*** EXTRACTED ENTRIES ***
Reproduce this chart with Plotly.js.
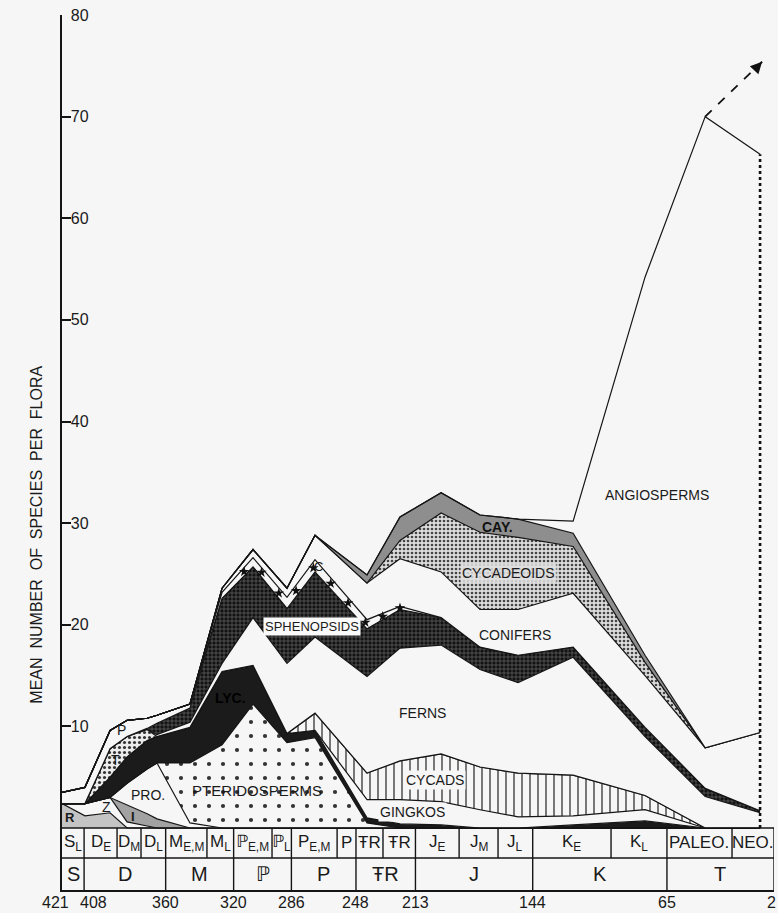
<!DOCTYPE html>
<html><head><meta charset="utf-8">
<script src="https://cdn.plot.ly/plotly-3.0.1.min.js"></script>
<style>html,body{margin:0;padding:0;background:#f5f5f5;} #chart{width:778px;height:913px;}</style>
</head><body><div id="chart"></div>
<script>
// ---- DATA (x = age in Ma; each array = upper edge of the group in the stacked diagram) ----
const ages = [421, 407.5, 392.7, 382.7, 370.9, 365.1, 345.7, 326.8, 308.6, 288.6, 272.1, 241.5, 222.1, 197.9, 175.0, 152.6, 120.2, 77.9, 42.5, 10.2];

const rTop      = [2.4,1.2,1.5,0,0,0,0,0,0,0,0,0,0,0,0,0,0,0,0,0];
const zTop      = [2.4,2.4,3.0,0.6,0.2,0,0,0,0,0,0,0,0,0,0,0,0,0,0,0];
const iTop      = [2.4,2.4,3.0,2.3,1.4,0.9,0,0,0,0,0,0,0,0,0,0,0,0,0,0];
const proTop    = [2.4,2.4,3.0,4.4,5.8,6.4,0.5,0,0,0,0,0,0,0,0,0,0,0,0,0];
const pteridoTop= [2.4,2.4,3.0,4.4,5.8,6.4,6.4,8.2,12.2,8.4,8.9,0.5,0,0,0,0,0,0,0,0];
const lycTop    = [2.4,2.4,5.0,7.0,8.6,9.0,9.9,15.4,16.0,9.3,9.6,1.0,0.4,0.3,0,0,0.3,0.7,0,0];
const ginkgoTop = [2.4,2.4,5.0,7.0,8.6,9.0,9.9,15.4,16.0,9.3,9.6,2.8,2.8,2.6,1.8,1.1,1.2,1.8,0,0];
const cycadTop  = [2.4,2.4,5.0,7.0,8.6,9.0,9.9,15.4,16.0,9.3,11.3,5.4,6.6,7.3,6.0,5.4,5.2,3.2,0,0];
const tTop      = [2.4,2.4,7.8,9.0,9.7,9.0,9.9,15.4,16.0,9.3,11.3,5.4,6.6,7.3,6.0,5.4,5.2,3.2,0,0];
const fernTop   = [2.4,2.4,7.8,9.0,9.7,9.2,10.4,16.2,20.7,16.2,18.8,14.9,17.7,18.0,15.6,14.3,16.8,9.0,3.1,1.5];
const sphenTop  = [2.4,2.4,7.8,9.0,9.8,10.3,11.8,22.6,25.7,21.6,25.2,19.6,21.5,20.7,17.8,17.0,17.8,9.9,3.9,1.7];
const pTop      = [3.5,4.0,9.6,10.6,10.8,11.1,12.2,22.6,25.7,21.6,25.2,19.6,21.5,20.7,17.8,17.0,17.8,9.9,3.9,1.7];
const cTop      = [3.5,4.0,9.6,10.6,10.8,11.1,12.2,23.2,26.6,22.7,26.4,20.5,21.8,20.7,17.8,17.0,17.8,9.9,3.9,1.7];
const coniferTop= [3.5,4.0,9.6,10.6,10.8,11.1,12.2,23.6,27.4,23.6,28.8,24.1,26.5,25.2,21.5,21.5,23.1,15.0,7.9,9.4];
const cycadeoidTop=[3.5,4.0,9.6,10.6,10.8,11.1,12.2,23.6,27.4,23.6,28.8,24.1,28.3,31.0,29.1,28.6,27.7,16.3,7.9,9.4];
const cayTop    = [3.5,4.0,9.6,10.6,10.8,11.1,12.2,23.6,27.4,23.6,28.8,24.9,30.6,33.0,30.8,30.4,29.0,17.0,7.9,9.4];
const angioTop  = [3.5,4.0,9.6,10.6,10.8,11.1,12.2,23.6,27.4,23.6,28.8,24.9,30.6,33.0,30.8,30.4,30.2,54.2,70.0,66.3];

const arrowTip = {age: 9.0, value: 75.4};   // end of the dashed "still rising" arrow

const yTicks = [10,20,30,40,50,60,70,80];
const ageTicks = [421,408,360,320,286,248,213,144,65,2];
const periodBounds = [408,360,320,286,248,213,144,65];
const stageBounds = [388.6,374.5,335.7,297.4,259.1,232.1,187.3,164.4,97.9,26.7];
const PENN = '<span style="font-family:DejaVu Sans">ℙ</span>';
const stageLabels = ['S<sub>L</sub>','D<sub>E</sub>','D<sub>M</sub>','D<sub>L</sub>','M<sub>E,M</sub>','M<sub>L</sub>',PENN+'<sub>E,M</sub>',PENN+'<sub>L</sub>','P<sub>E,M</sub>','P','ŦR','ŦR','J<sub>E</sub>','J<sub>M</sub>','J<sub>L</sub>','K<sub>E</sub>','K<sub>L</sub>','PALEO.','NEO.'];
const periodLabels = ['S','D','M',PENN,'P','ŦR','J','K','T'];

// ---- DRAWING ----
const BG = '#f6f6f6';
const LINE = {color:'#151515', width:1.2, shape:'linear'};
const layers = [
  {y:rTop, fillcolor:'#c4c4c4'},
  {y:zTop, fillcolor:BG},
  {y:iTop, fillcolor:'#a2a2a2'},
  {y:proTop, fillcolor:BG},
  {y:pteridoTop, fillpattern:{shape:'.', bgcolor:BG, fgcolor:'#333', size:14, solidity:0.07}},
  {y:lycTop, fillcolor:'#1b1b1b'},
  {y:ginkgoTop, fillcolor:BG},
  {y:cycadTop, fillpattern:{shape:'|', bgcolor:BG, fgcolor:'#222', size:8, solidity:0.15}},
  {y:tTop, fillpattern:{shape:'.', bgcolor:'#ececec', fgcolor:'#333', size:5, solidity:0.3}},
  {y:fernTop, fillcolor:BG},
  {y:sphenTop, fillpattern:{shape:'+', bgcolor:'#121212', fgcolor:'#7a7a7a', size:4, solidity:0.25}},
  {y:pTop, fillcolor:BG},
  {y:cTop, fillcolor:BG},
  {y:coniferTop, fillcolor:BG},
  {y:cycadeoidTop, fillpattern:{shape:'.', bgcolor:'#dcdcdc', fgcolor:'#444', size:4, solidity:0.35}},
  {y:cayTop, fillcolor:'#8e8e8e'},
  {y:angioTop, fillcolor:BG}
];
const traces = layers.map((L,i) => {
  const t = {x:ages, y:L.y, mode:'lines', line:LINE, fill: i===0 ? 'tozeroy' : 'tonexty', hoverinfo:'skip'};
  if (L.fillpattern) { t.fillpattern = L.fillpattern; t.fillcolor = L.fillpattern.bgcolor; }
  else t.fillcolor = L.fillcolor;
  return t;
});

function interp(arr, a) {
  for (let k=0;k<ages.length-1;k++){
    const a0=ages[k], a1=ages[k+1];
    if (a<=a0 && a>=a1){ const f=(a0-a)/(a0-a1); return arr[k]+f*(arr[k+1]-arr[k]); }
  }
  return arr[arr.length-1];
}
// star markers along the "C" band
const starX=[], starY=[];
const cStart = ages[7]-13, cEnd = ages[12];
for (let a=cStart; a>=cEnd-0.1; a-= (cStart-cEnd)/9){ starX.push(a); starY.push((interp(sphenTop,a)+interp(cTop,a))/2); }
traces.push({x:starX, y:starY, mode:'markers', marker:{symbol:'star', size:8, color:'#111'}, hoverinfo:'skip'});

// Neogene dotted drop line and dashed arrow
const last = ages.length-1;
traces.push({x:[ages[last],ages[last]], y:[0, angioTop[last]], mode:'lines', line:{color:'#111', width:2.6, dash:'dot'}, hoverinfo:'skip'});
traces.push({x:[ages[last-1], arrowTip.age], y:[angioTop[last-1], arrowTip.value], mode:'lines', line:{color:'#111', width:1.8, dash:'dash'}, hoverinfo:'skip'});

const F = 'Liberation Sans, Arial, sans-serif';
function lab(text, age, v, opt={}) {
  return Object.assign({x:age, y:v, xref:'x', yref:'y', text, showarrow:false, font:{family:F, size:13, color:'#1a1a1a'}}, opt);
}
const annotations = [
  lab('ANGIOSPERMS', 70.8, 32.8, {font:{family:F,size:14,color:'#1a1a1a'}}),
  lab('<b>CAY.</b>', 165, 29.6, {font:{family:F,size:14,color:'#111'}}),
  lab('CYCADEOIDS', 158.5, 25.1, {font:{family:F,size:14,color:'#1a1a1a'}, bgcolor:'rgba(225,225,225,0.85)'}),
  lab('CONIFERS', 154.4, 19.0, {font:{family:F,size:14,color:'#1a1a1a'}}),
  lab('FERNS', 209, 11.3, {font:{family:F,size:14,color:'#1a1a1a'}}),
  lab('SPHENOPSIDS', 273.9, 19.8, {font:{family:F,size:13,color:'#1a1a1a'}, bgcolor:'#fafafa', borderpad:1}),
  lab('CYCADS', 201.5, 4.7, {font:{family:F,size:14,color:'#1a1a1a'}, bgcolor:BG}),
  lab('GINGKOS', 215, 1.6, {font:{family:F,size:14,color:'#1a1a1a'}, bgcolor:BG}),
  lab('PTERIDOSPERMS', 306.2, 3.7, {font:{family:F,size:15,color:'#1a1a1a'}}),
  lab('PRO.', 370.4, 3.2, {font:{family:F,size:14,color:'#1a1a1a'}}),
  lab('<b>LYC.</b>', 322, 12.8, {font:{family:F,size:14,color:'#000'}}),
  lab('P', 385.7, 9.6, {font:{family:F,size:14,color:'#1a1a1a'}}),
  lab('T', 389.8, 6.7, {font:{family:F,size:14,color:'#1a1a1a'}}),
  lab('Z', 395, 2.1, {font:{family:F,size:14,color:'#1a1a1a'}}),
  lab('<b>I</b>', 379.2, 1.1, {font:{family:F,size:13,color:'#1a1a1a'}}),
  lab('<b>R</b>', 416.3, 1.0, {font:{family:F,size:13,color:'#1a1a1a'}}),
  lab('C', 270.3, 25.7, {font:{family:F,size:13,color:'#1a1a1a'}}),
  {xref:'paper', yref:'paper', x:-0.05, y:0.406, text:'MEAN  NUMBER  OF  SPECIES  PER  FLORA', textangle:-90, showarrow:false, font:{family:F, size:16, color:'#1a1a1a'}},
  {x:arrowTip.age, y:arrowTip.value, xref:'x', yref:'y', ax:-7, ay:7.5, text:'', showarrow:true, arrowhead:2, arrowsize:1.3, arrowwidth:1.8, arrowcolor:'#111'}
];
// age numbers under the table
const ageShift = {421:-7, 408:9, 2:-3};
ageTicks.forEach(a => annotations.push({x:a, y:0, xref:'x', yref:'paper', yanchor:'top', yshift:-2, xshift:ageShift[a]||0,
  text:String(a), showarrow:false, font:{family:F, size:16, color:'#1a1a1a'}}));
// table labels
const stageEdges = [421,408,388.6,374.5,360,335.7,320,297.4,286,259.1,248,232.1,213,187.3,164.4,144,97.9,65,26.7,2];
for (let k=0;k<stageLabels.length;k++){
  annotations.push({x:(stageEdges[k]+stageEdges[k+1])/2, y:-1.47, xref:'x', yref:'y', text:stageLabels[k], showarrow:false, font:{family:F, size:17, color:'#1a1a1a'}});
}
const periodEdges = [421,408,360,320,286,248,213,144,65,2];
for (let k=0;k<periodLabels.length;k++){
  annotations.push({x:(periodEdges[k]+periodEdges[k+1])/2, y:-4.55, xref:'x', yref:'y', text:periodLabels[k], showarrow:false, font:{family:F, size:20, color:'#1a1a1a'}});
}

const shapes = [];
const L2 = {color:'#151515', width:1.4};
shapes.push({type:'line', xref:'x', yref:'y', x0:421, x1:2, y0:0, y1:0, line:L2});
shapes.push({type:'line', xref:'x', yref:'y', x0:421, x1:2, y0:-2.95, y1:-2.95, line:L2});
shapes.push({type:'line', xref:'x', yref:'y', x0:2, x1:2, y0:-6.1, y1:0, line:L2});
periodBounds.forEach(b => shapes.push({type:'line', xref:'x', yref:'y', x0:b, x1:b, y0:-6.1, y1:0, line:L2}));
stageBounds.forEach(b => shapes.push({type:'line', xref:'x', yref:'y', x0:b, x1:b, y0:-2.95, y1:0, line:L2}));

const layout = {
  width:778, height:913,
  margin:{l:62, r:4, t:15, b:23},
  paper_bgcolor:BG, plot_bgcolor:BG,
  showlegend:false,
  xaxis:{range:[421,2], showgrid:false, zeroline:false, showline:true, linecolor:'#151515', linewidth:1.5,
         ticks:'', showticklabels:false},
  yaxis:{range:[-6.1,80], showgrid:false, zeroline:false, showline:true, linecolor:'#151515', linewidth:2,
         ticks:'inside', ticklen:9, tickwidth:2, tickcolor:'#151515', tickvals:yTicks, ticklabelposition:'inside',
         ticklabeloverflow:'allow', tickfont:{family:F, size:16, color:'#1a1a1a'}},
  annotations, shapes
};
Plotly.newPlot('chart', traces, layout, {staticPlot:true});
</script></body></html>
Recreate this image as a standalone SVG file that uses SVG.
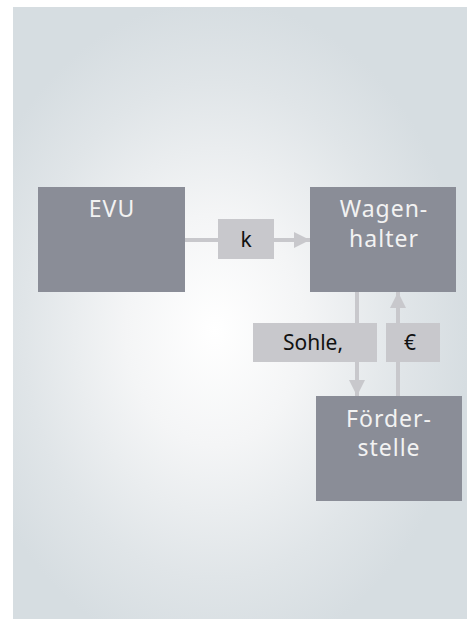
<svg xmlns="http://www.w3.org/2000/svg" width="467" height="619" viewBox="0 0 467 619">
<defs>
<radialGradient id="bg" cx="215" cy="330" r="300" gradientUnits="userSpaceOnUse" gradientTransform="translate(215 330) scale(0.85 1.1) translate(-215 -330)">
<stop offset="0" stop-color="#ffffff"/>
<stop offset="0.35" stop-color="#f4f5f6"/>
<stop offset="0.75" stop-color="#e0e5e8"/>
<stop offset="1" stop-color="#d6dde1"/>
</radialGradient>
<marker id="ah" viewBox="0 0 4 4" refX="4" refY="2" markerWidth="4" markerHeight="4" orient="auto" markerUnits="strokeWidth">
<path d="M0,0 L4,2 L0,4 Z" fill="#c8c8cc"/>
</marker>
<style>
.node{fill:#8a8d97}
.ntext{font-family:"Noto Sans","DejaVu Sans",sans-serif;font-size:23px;fill:#f2f2f2;text-anchor:middle;letter-spacing:1px}
.lbl{fill:#c8c8cc}
.ltext{font-family:"Noto Sans","DejaVu Sans",sans-serif;font-size:21px;fill:#111111;text-anchor:middle}
.conn{stroke:#c8c8cc;stroke-width:4;fill:none}
</style>
</defs>
<rect x="13" y="7" width="454" height="612" fill="url(#bg)"/>
<g id="connectors">
<line class="conn" x1="185" y1="240" x2="310" y2="240" marker-end="url(#ah)"/>
<line class="conn" x1="357" y1="292" x2="357" y2="396" marker-end="url(#ah)"/>
<line class="conn" x1="398" y1="396" x2="398" y2="292" marker-end="url(#ah)"/>
</g>
<g id="label-k">
<rect class="lbl" x="218" y="219" width="56" height="40"/>
<text class="ltext" x="246" y="247">k</text>
</g>
<g id="label-sohle">
<rect class="lbl" x="253" y="323" width="124" height="39"/>
<text class="ltext" x="313" y="350">Sohle,</text>
</g>
<g id="label-euro">
<rect class="lbl" x="386" y="323" width="54" height="39"/>
<text class="ltext" x="410" y="350">€</text>
</g>
<g id="evu">
<rect class="node" x="38" y="187" width="147" height="105"/>
<text class="ntext" x="112" y="217">EVU</text>
</g>
<g id="wagenhalter">
<rect class="node" x="310" y="187" width="146" height="105"/>
<text class="ntext" x="384" y="217">Wagen-</text>
<text class="ntext" x="384" y="247">halter</text>
</g>
<g id="foerderstelle">
<rect class="node" x="316" y="396" width="146" height="105"/>
<text class="ntext" x="389" y="427">Förder-</text>
<text class="ntext" x="389" y="456">stelle</text>
</g>
</svg>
***
DESCRIPTION OF THE TASK →
Pull out all lines containing the word "this" from the entries above.

SOLUTION TO THE PROBLEM →
Reproduce this chart with Plotly.js.
Recreate this image as a standalone SVG file that uses SVG.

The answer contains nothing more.